Thursday, November 13, 2014

Rahul Gandhi's hidden card: Emulating Jawaharlal Nehru

Pt Jawaharlal Nehru is making news for all obvious reasons. But today as we pass through yet another anniversary of this ‘illustrious’ son of India, it does not need any scholarly unraveling that Nehru is and will continue to be rated as the most talked about Prime Minister of India. 
His purported love for democracy and the dynasty he left behind, his Nehruvian secularism and legacy of planned governance – everything is being debated especially in the context of a landslide victory recorded by Narendra Modi – who in all perspective is an anti-thesis to Nehru. 
In the words of Krishna Kripalani, Nehru was truly, “an aristocrat in love with the masses, a nationalist who represents the culture of the foreigner”.
But circa 2014 also opens up another can of worms. Were Nehru and Sardar Vallabhbhai Patel co-equals? Were the one better than the other? Could either have ousted the other?
Noted writer Michael Brecher answers few of these questions in ‘Nehru – A Political Biography’ and says eloquently: “there were differences which set them apart”. While Patel, for instance was “ruthless, practical and blunt in speech and action”; Nehru was a man of great charm and aesthetically inclined, impulsive and emotional. He also argues: “to the world at large Nehru was, with Gandhi, the symbol of India’s struggle for freedom. Patel never attained this stature….”.
These comparisons could go on between the two as they were different in more ways than one. However, it goes without saying that the rivalry between the two was also highly exaggerated by cliques of civil servants and politicians devoted to each leaders. Actually, the same phenomenon continues even today as Modi-led BJP regime has almost usurped the Sardar Patel legacy.
The Congress party has therefore erred in not inviting the incumbent Prime Minister of India (their arch rival Modi) for Nehru anniversary function even as honestly, the Congress party was left with little choice given the animosity between two sides. But given to the immature and short-sightedness in handling the crisis, the Congress has only erred in not inviting a Prime Minister in office. Probably they have walked into a trap in the process and made it official now that Nehru belongs to “us, the Congress party”.
This is just the opposite of what Nehru actually was. Till the other day, the worst of critics of ‘the dynasty’ despite all reservations could not help admit that: Pt Nehru undoubtedly stood almost at par with Mahatma Gandhi and the Nehru legacy was above political party or even ethnic/state or caste considerations.
 The situation demanded that Sonia Gandhi took a much benign approach and rather embarrassed Modi by inviting him into a show where Nehru’s admirers from world over would have come and would laud his stand on secularism, pluralism and tolerance towards opposition.
Now take this sample: "If India is a vibrant democracy today, it is because of the foundations laid by Nehru. If India has become the third largest economy. It is because of the multi-purpose projects, the PSUs and institutions of higher learning established by Nehru”. This quote came from a long time Congressman and the President of India Pranab Mukherjee.
Sample this gem of reference made by Pranabda; "I do not want India to be a country in which millions of people say 'yes' to one man, I want a strong opposition”. 
Imagine Modi sitting next to President, who would have been embarrassed more – BJP’s Modi or Congress chief Sonia Gandhi.

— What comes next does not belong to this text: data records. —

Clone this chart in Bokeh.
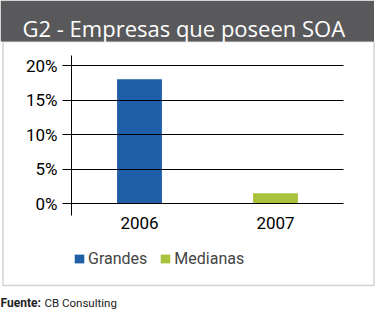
from bokeh.plotting import figure
from bokeh.models import (Range1d, FixedTicker, Legend, LegendItem,
                          BoxAnnotation, Label)
from bokeh.embed import file_html
from bokeh.resources import INLINE

# ---- data ----
categories = ["2006", "2007"]
grandes = [18.0, 0.0]
medianas = [0.0, 1.5]
y_ticks = [0, 5, 10, 15, 20]
y_tick_labels = ["0%", "5%", "10%", "15%", "20%"]
title_text = "G2 - Empresas que poseen SOA"
series_names = ["Grandes", "Medianas"]
source_bold = "Fuente:"
source_text = "CB Consulting"

# ---- layout (canvas pixels) ----
W, H = 377, 321
AX_L, AX_R = 71, 343        # plot area left/right (px)
Y0_PX, Y20_PX = 203, 65     # pixel rows of 0% and 20%
AX_TOP, AX_BOT = 55, 215    # extent of the vertical axis line (px)
BLUE = "#1f5fa8"
GREEN = "#a9c23c"
FONT = "Roboto"

n = len(categories)
xu = (AX_R - AX_L) / n                     # px per category
yu = (Y0_PX - Y20_PX) / y_ticks[-1]        # px per percent
def px2x(px):
    return (px - AX_L) / xu
def px2y(py):
    return (Y0_PX - py) / yu

xpos = [i + 0.5 for i in range(n)]

p = figure(width=W, height=H, output_backend="svg", toolbar_location=None,
           x_range=Range1d(px2x(0), px2x(W)),
           y_range=Range1d(px2y(H), px2y(0)),
           min_border=0)
p.outline_line_color = None
p.background_fill_color = "white"
p.border_fill_color = "white"

# pixel-mapped helper ranges for decorations (frame == whole canvas)
p.extra_x_ranges = {"px": Range1d(0, W)}
p.extra_y_ranges = {"py": Range1d(H, 0)}

# title band and surrounding box
p.add_layout(BoxAnnotation(left=0, right=373.5, top=0, bottom=41,
                           x_range_name="px", y_range_name="py",
                           fill_color="#59595b", fill_alpha=1, line_color=None,
                           level="underlay"))
p.add_layout(BoxAnnotation(left=2.5, right=373.5, top=41, bottom=285,
                           x_range_name="px", y_range_name="py",
                           fill_alpha=0, line_color="#6a6a6a", line_width=1.5,
                           level="underlay"))

r1 = p.vbar(x=xpos, top=grandes, bottom=0, width=0.33,
            fill_color=BLUE, line_color=None)
r2 = p.vbar(x=xpos, top=medianas, bottom=0, width=0.33,
            fill_color=GREEN, line_color=None)

p.grid.visible = False

# vertical axis: tick marks run across the plot as the grid lines
yax = p.yaxis[0]
yax.fixed_location = 0
yax.bounds = (px2y(AX_BOT), px2y(AX_TOP))
yax.ticker = FixedTicker(ticks=y_ticks)
yax.major_label_overrides = {t: l for t, l in zip(y_ticks, y_tick_labels)}
yax.axis_line_color = "black"
yax.axis_line_width = 1
yax.major_tick_out = 9
yax.major_tick_in = AX_R - AX_L
yax.minor_tick_line_color = None
yax.major_tick_line_color = "black"
yax.major_tick_line_width = 1
yax.major_label_standoff = 5
yax.major_label_text_font = FONT
yax.major_label_text_font_size = "17px"
yax.major_label_text_color = "black"

xax = p.xaxis[0]
xax.fixed_location = px2y(AX_BOT)
xax.ticker = FixedTicker(ticks=xpos)
xax.major_label_overrides = {x: c for x, c in zip(xpos, categories)}
xax.axis_line_color = None
xax.major_tick_line_color = None
xax.minor_tick_line_color = None
xax.major_tick_out = 0
xax.major_tick_in = 0
xax.major_label_standoff = 1
xax.major_label_text_font = FONT
xax.major_label_text_font_size = "17px"
xax.major_label_text_color = "black"

# legend
legend = Legend(items=[LegendItem(label=series_names[0], renderers=[r1]),
                       LegendItem(label=series_names[1], renderers=[r2])],
                orientation="horizontal", location=(73, 53),
                padding=0, margin=0, spacing=12, label_standoff=3,
                glyph_width=12, glyph_height=11,
                label_text_font=FONT, label_text_font_size="16px",
                border_line_color=None, background_fill_alpha=0)
p.add_layout(legend)

p.add_layout(Label(x=22, y=27, x_range_name="px", y_range_name="py",
                   text=title_text, text_color="white",
                   text_font="Open Sans", text_font_size="22px",
                   text_baseline="alphabetic"))
p.add_layout(Label(x=0, y=302, x_range_name="px", y_range_name="py",
                   text=source_bold, text_color="#222222", text_font=FONT,
                   text_font_style="bold", text_font_size="12px",
                   text_baseline="alphabetic"))
p.add_layout(Label(x=44, y=302, x_range_name="px", y_range_name="py",
                   text=source_text, text_color="#222222", text_font=FONT,
                   text_font_size="11.5px", text_baseline="alphabetic"))

open("out.html", "w").write(file_html(p, INLINE))
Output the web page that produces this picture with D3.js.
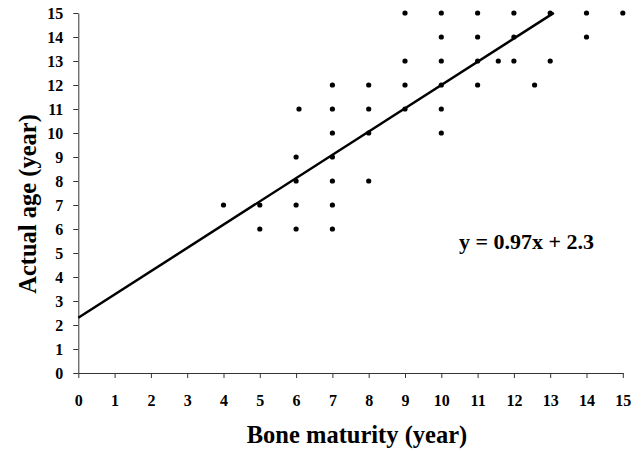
<!DOCTYPE html>
<html><head><meta charset="utf-8">
<script src="https://cdn.jsdelivr.net/npm/d3@7"></script>
<style>body{margin:0;background:#fff}svg{display:block}</style>
</head><body>
<svg id="c" width="641" height="451"></svg>
<script>
const boneMaturity = [4,5,5,6,6,6,6,6.08,7,7,7,7,7,7,7,8,8,8,8,9,9,9,9,10,10,10,10,10,10,11,11,11,11,11.57,12,12,12,12.57,13,13,14,14,15];
const actualAge   = [7,7,6,6,7,8,9,11,6,7,8,9,10,11,12,8,10,11,12,11,12,13,15,10,11,12,13,14,15,12,13,14,15,13,13,14,15,12,13,15,14,15,15];
const xTicks = d3.range(0,16);
const yTicks = d3.range(0,16);
const slope = 0.97, intercept = 2.3;
const lineRange = [0, 13.1];
const equationLabel = "y = 0.97x + 2.3";
const xTitle = "Bone maturity (year)";
const yTitle = "Actual age (year)";

const svg = d3.select("#c");
const font = "'Liberation Serif','Times New Roman',serif";
const x = d3.scaleLinear().domain([0,15]).range([78.3,622.8]);
const y = d3.scaleLinear().domain([0,15]).range([373,13]);

const xa = svg.append("g").attr("transform",`translate(0,${y(0)})`)
  .call(d3.axisBottom(x).tickValues(xTicks).tickSize(5).tickPadding(17).tickSizeOuter(0));
const ya = svg.append("g").attr("transform",`translate(${x(0)},0)`)
  .call(d3.axisLeft(y).tickValues(yTicks).tickSize(5).tickPadding(10).tickSizeOuter(0));
[xa,ya].forEach(a=>{
  a.selectAll("path,line").attr("stroke","#333").attr("stroke-width",1);
  a.selectAll("text").attr("font-family",font).attr("font-weight","bold").attr("font-size",16).attr("fill","#000");
});

svg.append("line")
  .attr("x1",x(lineRange[0])).attr("y1",y(slope*lineRange[0]+intercept))
  .attr("x2",x(lineRange[1])).attr("y2",y(slope*lineRange[1]+intercept))
  .attr("stroke","#000").attr("stroke-width",2.5);

svg.append("g").selectAll("circle").data(boneMaturity.map((v,i)=>[v,actualAge[i]]))
  .join("circle").attr("cx",d=>x(d[0])).attr("cy",d=>y(d[1])).attr("r",2.6).attr("fill","#000");

svg.append("text").attr("x",526.5).attr("y",249).attr("text-anchor","middle")
  .attr("font-family",font).attr("font-weight","bold").attr("font-size",22).text(equationLabel);

svg.append("text").attr("x",357).attr("y",443).attr("text-anchor","middle")
  .attr("font-family",font).attr("font-weight","bold").attr("font-size",24.5).text(xTitle);
svg.append("text").attr("transform","translate(36,204) rotate(-90)").attr("text-anchor","middle")
  .attr("font-family",font).attr("font-weight","bold").attr("font-size",24.5).text(yTitle);
</script>
</body></html>
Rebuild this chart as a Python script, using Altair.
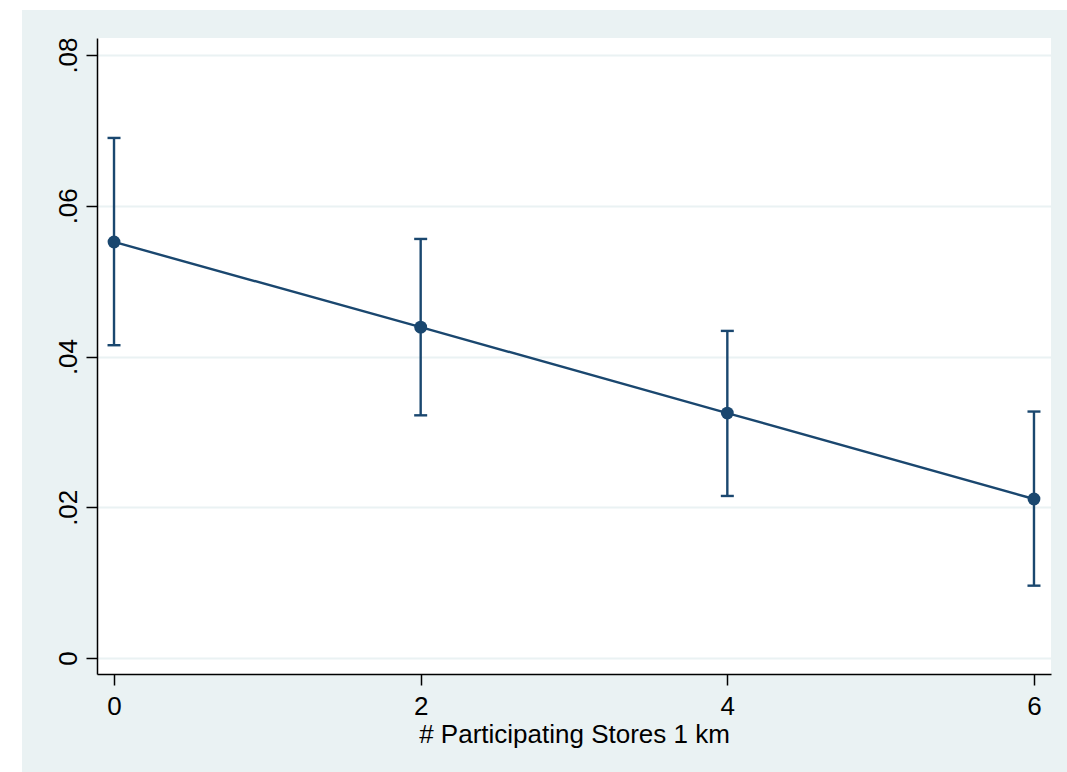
import altair as alt
import pandas as pd

# Margin-style estimates by number of participating stores within 1 km
stores = [0, 2, 4, 6]
estimate = [0.0552, 0.0439, 0.0325, 0.0211]
ci_low = [0.0415, 0.0322, 0.0215, 0.0096]
ci_high = [0.0690, 0.0556, 0.0434, 0.0327]

y_ticks = [0, 0.02, 0.04, 0.06, 0.08]
x_ticks = [0, 2, 4, 6]

navy = "#1A476F"
panel = "#EAF2F3"

df = pd.DataFrame({"stores": stores, "est": estimate, "lo": ci_low, "hi": ci_high})

x_scale = alt.Scale(domain=[-0.111, 6.111], nice=False, zero=False)
y_scale = alt.Scale(domain=[-0.00212, 0.08226], nice=False, zero=False)

x_axis = alt.Axis(
    values=x_ticks, title="# Participating Stores 1 km", grid=False, format="d",
    tickSize=11, tickColor="black", tickWidth=1.5,
    domainColor="black", domainWidth=1.5,
    labelFontSize=26, labelPadding=8, labelColor="black", labelFont="Liberation Sans",
    titleFontSize=26, titleFontWeight="normal", titleColor="black", titleFont="Liberation Sans",
    titleBaseline="alphabetic", titleY=68,
)
y_axis = alt.Axis(
    values=y_ticks, title=None, grid=True, gridColor=panel, gridWidth=2,
    tickSize=11, tickColor="black", tickWidth=1.5,
    domainColor="black", domainWidth=1.5,
    labelFontSize=26, labelPadding=10, labelColor="black", labelFont="Liberation Sans",
    labelAngle=270, labelAlign="center", labelBaseline="alphabetic",
    labelExpr="datum.value == 0 ? '0' : substring(format(datum.value, '.2f'), 1)",
)

base = alt.Chart(df)

line = base.mark_line(color=navy, strokeWidth=2.4).encode(
    x=alt.X("stores:Q", scale=x_scale, axis=x_axis),
    y=alt.Y("est:Q", scale=y_scale, axis=y_axis),
)
bars = base.mark_rule(color=navy, strokeWidth=2.4).encode(
    x=alt.X("stores:Q", scale=x_scale),
    y=alt.Y("lo:Q", scale=y_scale),
    y2="hi:Q",
)
cap_lo = base.mark_tick(color=navy, orient="horizontal", size=13, thickness=2.4, opacity=1).encode(
    x=alt.X("stores:Q", scale=x_scale),
    y=alt.Y("lo:Q", scale=y_scale),
)
cap_hi = base.mark_tick(color=navy, orient="horizontal", size=13, thickness=2.4, opacity=1).encode(
    x=alt.X("stores:Q", scale=x_scale),
    y=alt.Y("hi:Q", scale=y_scale),
)
points = base.mark_circle(color=navy, size=165, opacity=1).encode(
    x=alt.X("stores:Q", scale=x_scale),
    y=alt.Y("est:Q", scale=y_scale),
)

# white page margins around the shaded graph region
one = alt.Data(values=[{"k": 1}])
left_strip = alt.Chart(one).mark_rect(color="white").encode(
    x=alt.value(-97), x2=alt.value(-75), y=alt.value(-38), y2=alt.value(734)
)
top_strip = alt.Chart(one).mark_rect(color="white").encode(
    x=alt.value(-97), x2=alt.value(970), y=alt.value(-38), y2=alt.value(-28)
)

chart = (
    alt.layer(line, bars, cap_lo, cap_hi, points, left_strip, top_strip)
    .properties(
        width=954, height=636,
        autosize=alt.AutoSizeParams(type="none"),
        padding={"left": 97, "top": 38, "right": 16, "bottom": 98},
        background=panel,
    )
    .configure_view(fill="white", stroke=None)
)

chart.save("out.html", embed_options={"renderer": "svg", "actions": False})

Now let us examine another finer point. In Nehru’s life time, two conceivable rivals Sardar Patel in 1950 and Subhas Chandra Bose earlier in 1945 had passed the scene. This made Nehru’s task easier in terms of political survivor and more so as Mahatma Gandhi’s acknowledged heir. Now the Congress has tried to hijack Nehru from the national scene to its party politics and indulge in one-upmanship against a man called Narendra Modi, who has made a virtue of attacking the first political dynasty. Modi’s target is not Nehru – but his great grand son Rahul Gandhi. So has Modi's task too has been made easier?
At this moment of history when Congressmen and women try to rediscover the virtues of Nehru legacy, they ought to remember one quality of their hero which had clearly given him an upper hand vis-à-vis Sardar Patel. 

That was in Nehru’s role as a “strategic link” among diverse social and political groups in India
Nehru too was often a lonely traveller, but he never seemed to be bogged down by that. 
It’s time for Rahul Gandhi to emulate Nehru and give up playing a part-time political star. 
The photo ops remarks he made against Prime Minister again would be exploited against him.

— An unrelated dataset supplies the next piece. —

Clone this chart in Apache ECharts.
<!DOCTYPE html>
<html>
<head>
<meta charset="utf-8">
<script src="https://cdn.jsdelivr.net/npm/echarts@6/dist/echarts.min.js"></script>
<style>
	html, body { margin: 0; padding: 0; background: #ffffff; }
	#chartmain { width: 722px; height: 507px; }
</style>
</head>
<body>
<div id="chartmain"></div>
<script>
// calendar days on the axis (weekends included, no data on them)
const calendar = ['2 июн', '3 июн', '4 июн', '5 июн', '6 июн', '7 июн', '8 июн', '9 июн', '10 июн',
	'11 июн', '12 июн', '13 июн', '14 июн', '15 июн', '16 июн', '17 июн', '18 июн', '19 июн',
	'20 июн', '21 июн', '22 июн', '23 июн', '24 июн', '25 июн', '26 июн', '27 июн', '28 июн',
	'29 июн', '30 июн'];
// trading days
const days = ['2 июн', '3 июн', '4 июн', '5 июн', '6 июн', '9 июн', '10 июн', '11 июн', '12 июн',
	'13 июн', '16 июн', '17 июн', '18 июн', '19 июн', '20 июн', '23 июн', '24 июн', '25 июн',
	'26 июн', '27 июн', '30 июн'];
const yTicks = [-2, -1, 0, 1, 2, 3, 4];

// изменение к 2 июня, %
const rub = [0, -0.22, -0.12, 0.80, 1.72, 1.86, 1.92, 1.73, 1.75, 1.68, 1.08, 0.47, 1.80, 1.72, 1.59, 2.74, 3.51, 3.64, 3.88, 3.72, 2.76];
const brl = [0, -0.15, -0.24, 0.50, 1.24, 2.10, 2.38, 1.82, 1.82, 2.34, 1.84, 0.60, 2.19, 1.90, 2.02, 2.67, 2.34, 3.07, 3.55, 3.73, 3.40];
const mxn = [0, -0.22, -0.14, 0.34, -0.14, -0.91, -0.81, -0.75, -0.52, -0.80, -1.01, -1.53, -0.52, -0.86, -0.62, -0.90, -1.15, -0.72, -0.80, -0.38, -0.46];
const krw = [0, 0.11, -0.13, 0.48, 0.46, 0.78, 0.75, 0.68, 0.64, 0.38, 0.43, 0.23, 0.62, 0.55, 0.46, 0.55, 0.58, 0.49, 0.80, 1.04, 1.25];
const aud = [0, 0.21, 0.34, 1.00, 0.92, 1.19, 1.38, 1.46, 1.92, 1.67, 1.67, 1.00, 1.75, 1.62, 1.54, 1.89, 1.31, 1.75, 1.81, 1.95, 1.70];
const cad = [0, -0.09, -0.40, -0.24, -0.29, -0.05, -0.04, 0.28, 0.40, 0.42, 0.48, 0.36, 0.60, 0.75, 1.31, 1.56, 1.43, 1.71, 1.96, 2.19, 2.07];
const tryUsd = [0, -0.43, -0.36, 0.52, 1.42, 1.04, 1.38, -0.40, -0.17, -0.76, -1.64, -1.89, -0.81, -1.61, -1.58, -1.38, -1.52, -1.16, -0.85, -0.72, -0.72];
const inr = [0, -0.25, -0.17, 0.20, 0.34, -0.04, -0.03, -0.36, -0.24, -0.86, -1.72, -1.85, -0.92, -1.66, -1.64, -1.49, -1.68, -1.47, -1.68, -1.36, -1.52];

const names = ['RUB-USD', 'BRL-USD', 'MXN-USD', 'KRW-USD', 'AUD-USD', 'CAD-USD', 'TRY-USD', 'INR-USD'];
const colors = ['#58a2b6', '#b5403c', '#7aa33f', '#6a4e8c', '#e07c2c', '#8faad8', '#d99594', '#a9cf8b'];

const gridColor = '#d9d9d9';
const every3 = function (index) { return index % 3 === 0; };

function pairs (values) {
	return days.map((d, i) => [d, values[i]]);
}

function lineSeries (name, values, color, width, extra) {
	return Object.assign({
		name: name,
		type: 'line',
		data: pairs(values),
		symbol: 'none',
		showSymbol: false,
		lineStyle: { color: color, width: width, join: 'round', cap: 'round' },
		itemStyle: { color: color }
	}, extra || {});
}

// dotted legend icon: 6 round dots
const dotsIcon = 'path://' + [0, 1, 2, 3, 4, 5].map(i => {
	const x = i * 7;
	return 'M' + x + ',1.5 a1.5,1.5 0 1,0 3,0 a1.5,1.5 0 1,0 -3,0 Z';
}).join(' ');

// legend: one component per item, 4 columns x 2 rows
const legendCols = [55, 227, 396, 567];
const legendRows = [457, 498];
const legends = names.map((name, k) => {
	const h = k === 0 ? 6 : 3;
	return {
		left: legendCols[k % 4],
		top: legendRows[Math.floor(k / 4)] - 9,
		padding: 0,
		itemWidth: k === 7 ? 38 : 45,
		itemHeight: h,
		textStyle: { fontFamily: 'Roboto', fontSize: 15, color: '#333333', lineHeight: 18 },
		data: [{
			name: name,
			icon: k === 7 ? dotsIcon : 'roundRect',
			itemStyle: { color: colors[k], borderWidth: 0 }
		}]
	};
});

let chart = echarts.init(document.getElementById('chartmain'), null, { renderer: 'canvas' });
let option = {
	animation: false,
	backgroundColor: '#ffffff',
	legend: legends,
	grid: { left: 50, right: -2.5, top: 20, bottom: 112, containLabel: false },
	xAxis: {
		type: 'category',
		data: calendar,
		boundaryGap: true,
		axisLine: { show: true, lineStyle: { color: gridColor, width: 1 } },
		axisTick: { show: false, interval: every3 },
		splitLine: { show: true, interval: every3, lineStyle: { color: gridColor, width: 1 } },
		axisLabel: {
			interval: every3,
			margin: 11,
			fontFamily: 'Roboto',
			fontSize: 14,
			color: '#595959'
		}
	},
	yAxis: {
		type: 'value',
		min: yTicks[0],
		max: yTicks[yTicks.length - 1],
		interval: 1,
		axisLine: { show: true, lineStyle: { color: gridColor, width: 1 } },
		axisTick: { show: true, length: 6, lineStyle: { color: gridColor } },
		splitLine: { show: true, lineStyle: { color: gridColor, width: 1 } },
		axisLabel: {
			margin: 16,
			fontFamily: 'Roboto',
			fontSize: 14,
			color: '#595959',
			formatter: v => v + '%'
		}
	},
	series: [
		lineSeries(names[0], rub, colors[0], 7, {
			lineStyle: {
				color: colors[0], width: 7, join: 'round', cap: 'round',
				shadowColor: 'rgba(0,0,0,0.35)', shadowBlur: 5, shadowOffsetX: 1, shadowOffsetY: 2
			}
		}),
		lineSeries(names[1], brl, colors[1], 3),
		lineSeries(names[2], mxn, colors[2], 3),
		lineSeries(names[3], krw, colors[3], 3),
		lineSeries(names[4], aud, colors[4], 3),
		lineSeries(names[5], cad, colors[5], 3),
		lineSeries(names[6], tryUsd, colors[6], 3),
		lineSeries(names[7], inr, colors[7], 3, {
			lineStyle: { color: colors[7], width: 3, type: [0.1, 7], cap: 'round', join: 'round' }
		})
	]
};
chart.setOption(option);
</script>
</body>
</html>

In Nehru, intellectuals saw a bridge between tradition and modernity; the younger Indians looked at him for inspiration, peasants as a man of their hopes, the left wing found him reasonable enough for capitalists. 

To realize it well that Nehru had earned a great respect and enjoyed closest of personal rapport in political circle could only now come handy for Rahul to try this route to save his sinking ship called the Congress party.